Paul Robeson was the epitome of the 20th-century Renaissance man. He was an exceptional athlete, actor, singer, cultural scholar, author, and political activist. His talents made him a revered man of his time, yet his radical political beliefs all but erased him from popular history. Today, more than one hundred years after his birth, Robeson is just beginning to receive the credit he is due.
Born in 1898, Paul Robeson grew up in Princeton, New Jersey. His father had escaped slavery and become a Presbyterian minister, while his mother was from a distinguished Philadelphia family. At seventeen, he was given a scholarship to Rutgers University, where he received an unprecedented twelve major letters in four years and was his class valedictorian. After graduating he went on to Columbia University Law School, and, in the early 1920s, took a job with a New York law firm. Racial strife at the firm ended Robeson’s career as a lawyer early, but he was soon to find an appreciative home for his talents.

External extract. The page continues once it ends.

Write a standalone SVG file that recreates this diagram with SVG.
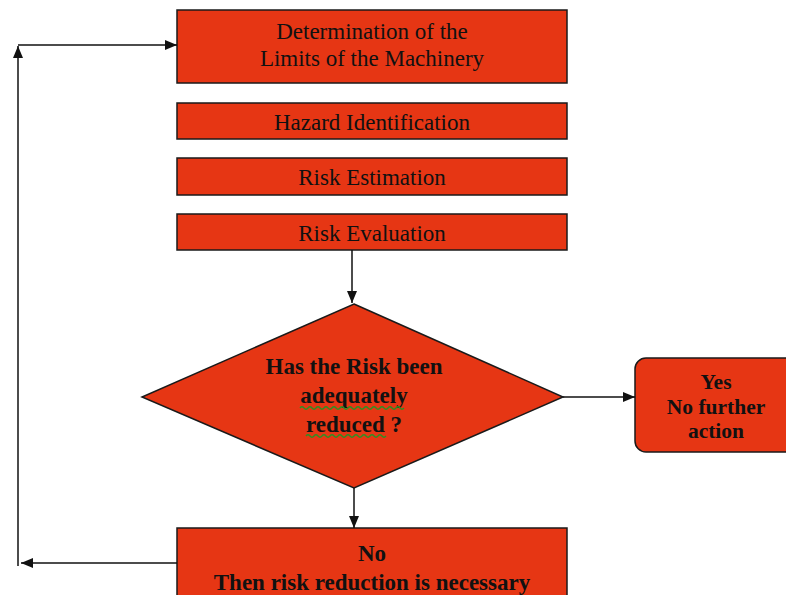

Returning to his love of public speaking, Robeson began to find work as an actor. In the mid-1920s he played the lead in Eugene O’Neill’s “All God’s Chillun Got Wings” (1924) and “The Emperor Jones” (1925). Throughout the late 1920s and 1930s, he was a widely acclaimed actor and singer. With songs such as his trademark “Ol’ Man River,” he became one of the most popular concert singers of his time. His “Othello” was the longest-running Shakespeare play in Broadway history, running for nearly three hundred performances. It is still considered one of the great-American Shakespeare productions. While his fame grew in the United States, he became equally well-loved internationally. He spoke fifteen languages, and performed benefits throughout the world for causes of social justice. More than any other performer of his time, he believed that the famous have a responsibility to fight for justice and peace.
As an actor, Robeson was one of the first black men to play serious roles in the primarily white American theater. He performed in a number of films as well, including a re-make of “The Emperor Jones” (1933) and “Song of Freedom” (1936). In a time of deeply entrenched racism, he continually struggled for further understanding of cultural difference. At the height of his popularity, Robeson was a national symbol and a cultural leader in the war against fascism abroad and racism at home. He was admired and befriended by both the general public and prominent personalities, including Eleanor Roosevelt, W.E.B. Du Bois, Joe Louis, Pablo Neruda, Lena Horne, and Harry Truman. While his varied talents and his outspoken defense of civil liberties brought him many admirers, it also made him enemies among conservatives trying to maintain the status quo.
During the 1940s, Robeson’s black nationalist and anti-colonialist activities brought him to the attention of Senator Joseph McCarthy. Despite his contributions as an entertainer to the Allied forces during World War II, Robeson was singled out as a major threat to American democracy. Every attempt was made to silence and discredit him, and in 1950 the persecution reached a climax when his passport was revoked. He could no longer travel abroad to perform, and his career was stifled. Of this time, Lloyd Brown, a writer and long-time colleague of Robeson, states: “Paul Robeson was the most persecuted, the most ostracized, the most condemned black man in America, then or ever.”
It was eight years before his passport was reinstated. A weary and triumphant Robeson began again to travel and give concerts in England and Australia. But the years of hardship had taken their toll. After several bouts of depression, he was admitted to a hospital in London, where he was administered continued shock treatments. When Robeson returned to the United States in 1963, he was misdiagnosed several times and treated for a variety of physical and psychological problems. Realizing that he was no longer the powerful singer or agile orator of his prime, he decided to step out of the public eye. He retired to Philadelphia and lived in self-imposed seclusion until his death in 1976.
To this day, Paul Robeson’s many accomplishments remain obscured by the propaganda of those who tirelessly dogged him throughout his life. His role in the history of civil rights and as a spokesperson for the oppressed of other nations remains relatively unknown. In 1995, more than seventy-five years after graduating from Rutgers, his athletic achievements were finally recognized with his posthumous entry into the College Football Hall of Fame. Though a handful of movies and recordings are still available, they are a sad testament to one of the greatest Americans of the twentieth century. If we are to remember Paul Robeson for anything, it should be for the courage and the dignity with which he struggled for his own personal voice and for the rights of all people.